とはいえ、そのあとの鼎談は、講演を受けて、大阪文化に繋げるトークにしなければならない。もともと話芸の名手である鷲田清一先生、そして引き出しをたくさん持っているキャンベルさんは、自在に話を盛り上げることができるが、「先生には大阪の学芸・文化のお話を」と要請されている私としては、その自在な展開にどうついていけばいいのか、最初から不安、いや諦めムードではあった。とはいえ、こう振られたらこういう話題でも・・・とメモは作っていた。使わないだろうけど。
案の定、二人のテキパキとしたトークが炸裂、これは横でニコニコしながら聴いておくだけでもいいかも、などと横着を決め込もうとすると、司会ではなく、キャンベルさんや鷲田先生から、急に話を振られるということがおこって、まさに「汗!」。鷲田先生から振られたのは秋成の話だったので助かった(ただ、少しだけまちがい。秋成は中井履軒のことを「ふところ子」と呼んでいたのではなく「ふところ親父」と呼んでいました・・・。
木村蒹葭堂の話を最後にちょっとすることができたのだが、あっという間に一時間が経ってしまったのであった。
鷲田先生は大阪の民間の力の底力、寄付の文化の伝統、そして社学連携の経験の中でも天神祭における阪大船の実現の裏話など、興味深い話題を次々になさっていた。
私は大坂が町人の町であり、武士の町江戸や、天皇のいる京都と違って、求心力のある江戸城や御所のような求心的なものがないこと、海に開け水路が張り巡らされた水の町であることから、思想や文芸も「流動性」「越境性」が特徴であり、鷲田先生の哲学も大坂ならではの停滞とは無縁のよい意味での流動姓が魅力だということを申し上げた(つもり)であるが、実はその先のことも言いたかった。打ち合わせではちょっと申し上げたが、近世大阪文化における武士(あるいは幕府)の意味についてである。大塩の乱もその視点が必要だと思っていたからでもあるが、藪田貫先生の『武士の町大坂』(中公新書→講談社学術文庫)にも述べられているように、大坂町人は町奉行などの幕臣(武士)を非常に意識している。竹山も『草茅危言』を定信に献上し、『逸史』という徳川家康の一代記を書いたり、懐徳堂の官許化を受けたりと、幕府との関係つくりに力を注いでいた。秋成の国学の師は大番与力の宇万伎だし、尊敬する文学上の友人も幕臣の大田南畝だった。大坂の学者を象徴するような木村蒹葭堂は、城番加役で伊勢長島侯の増山雪斎と深い付き合いをしている。中村幸彦先生の「「天下の町人」考」の「天下」は幕府の意味だという論文もある。江戸幕府に背を向けるどころか、きちんと礼を尽くし、じっくり観察して、したたかに付き合う。そういう面も見逃せないということを言おうとしていた。しかし、これは言わなくてよかったかもしれない。議論が複雑になってしまったかもしれないからだ。

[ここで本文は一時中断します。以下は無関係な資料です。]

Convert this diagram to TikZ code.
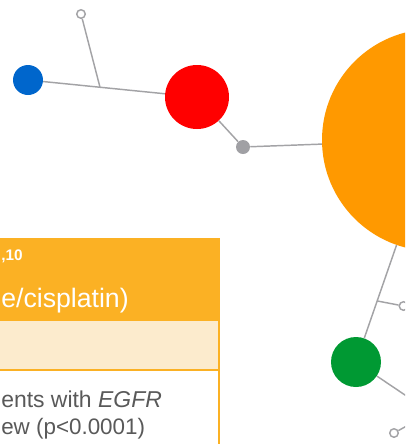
\documentclass[tikz,border=0pt]{standalone}
\usepackage{fontspec}
\setmainfont{Liberation Sans}
\usepackage{xcolor}
\usetikzlibrary{calc}

\definecolor{hdrorange}{RGB}{251,177,36}
\definecolor{rowcream}{RGB}{252,235,205}
\definecolor{txtgrey}{RGB}{89,89,89}
\definecolor{linkgrey}{RGB}{163,163,166}
\definecolor{dotgrey}{RGB}{160,160,164}
\definecolor{hubblue}{RGB}{0,102,204}
\definecolor{hubred}{RGB}{255,0,0}
\definecolor{huborange}{RGB}{255,153,0}
\definecolor{hubgreen}{RGB}{0,153,51}

\tikzset{
  hub/.style={circle, inner sep=0pt, minimum size=#1},
  opendot/.style={circle, draw=linkgrey, fill=white, line width=1.1pt, inner sep=0pt, minimum size=6.4pt},
  link/.style={draw=linkgrey, line width=1.1pt},
  celltext/.style={anchor=base west, inner sep=0pt},
}

\begin{document}
\begin{tikzpicture}[x=0.75pt,y=0.75pt,yscale=-1,xscale=1]
\useasboundingbox (0,0) rectangle (405,444);
\clip (0,0) rectangle (405,444);

%Shape: Table header
\fill[hdrorange] (-10,238) rectangle (220,321);
%Shape: Table sub row
\fill[rowcream] (-10,321) rectangle (218,369);
%Shape: Table borders
\draw[hdrorange, line width=1.5pt] (-10,370) -- (219,370);
\draw[hdrorange, line width=1.5pt] (219,238) -- (219,450);

% Text Node
\node[celltext, text=white, font=\bfseries\fontsize{11.5}{13}\selectfont] (refs) at (1,260) {,10};
% Text Node
\node[celltext, text=white, font=\fontsize{20}{24}\selectfont] (regimen) at (1,307) {e/cisplatin)};
% Text Node
\node[celltext, text=txtgrey, font=\fontsize{17.2}{20}\selectfont] (findA) at (1,407.5) {ents with \textit{EGFR}};
% Text Node
\node[celltext, text=txtgrey, font=\fontsize{16.8}{20}\selectfont] (findB) at (1,434.5) {ew (p<0.0001)};

%Shape: Circles
\node[hub=22.5pt, fill=hubblue] (blue) at (28,80) {};
\node[hub=48pt, fill=hubred] (red) at (197,97) {};
\node[hub=10.5pt, fill=dotgrey] (greydot) at (243,147) {};
\node[hub=166.5pt, fill=huborange] (orange) at (433,140) {};
\node[hub=37.5pt, fill=hubgreen] (green) at (356,362) {};
\node[opendot] (tipA) at (81,14) {};
\node[opendot] (tipB) at (403.5,306) {};
\node[opendot] (tipC) at (394,433) {};

%Straight Lines
\coordinate (jA) at ($(blue)!0.426!(red)$);
\coordinate (jB) at ($(orange)!0.725!(green)$);
\coordinate (outA) at (454,428);
\coordinate (outB) at (430,413);
\draw[link] (blue) -- (red);
\draw[link] (tipA) -- (jA);
\draw[link] (red) -- (greydot);
\draw[link] (greydot) -- (orange);
\draw[link] (orange) -- (green);
\draw[link] (jB) -- (tipB);
\draw[link] (green) -- (outA);
\draw[link] (tipC) -- (outB);

\end{tikzpicture}
\end{document}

ともあれ、多分問題なく鼎談終了。久しぶりに加地伸行先生にもご挨拶が出来た。先生は「レセプションの乾杯の挨拶で、飯倉さんの発言を引用させてもらう」という、もったいないお言葉をいただいたが。ご挨拶を聞くと、懐徳堂の学内幹事をしていたころの企業回りの話で、ご自身のご経験を思い出されたとの事であった。
とまれ、こんなビッグネームお二人と鼎談できるとは。最初は吃驚・困惑したいろいろ勉強することになって、大変私にとってもよかった。大変だったはずの司会の門脇むつみさんも、同様なご感想であった。とりあえず(のわりには少し長い)レポートでした。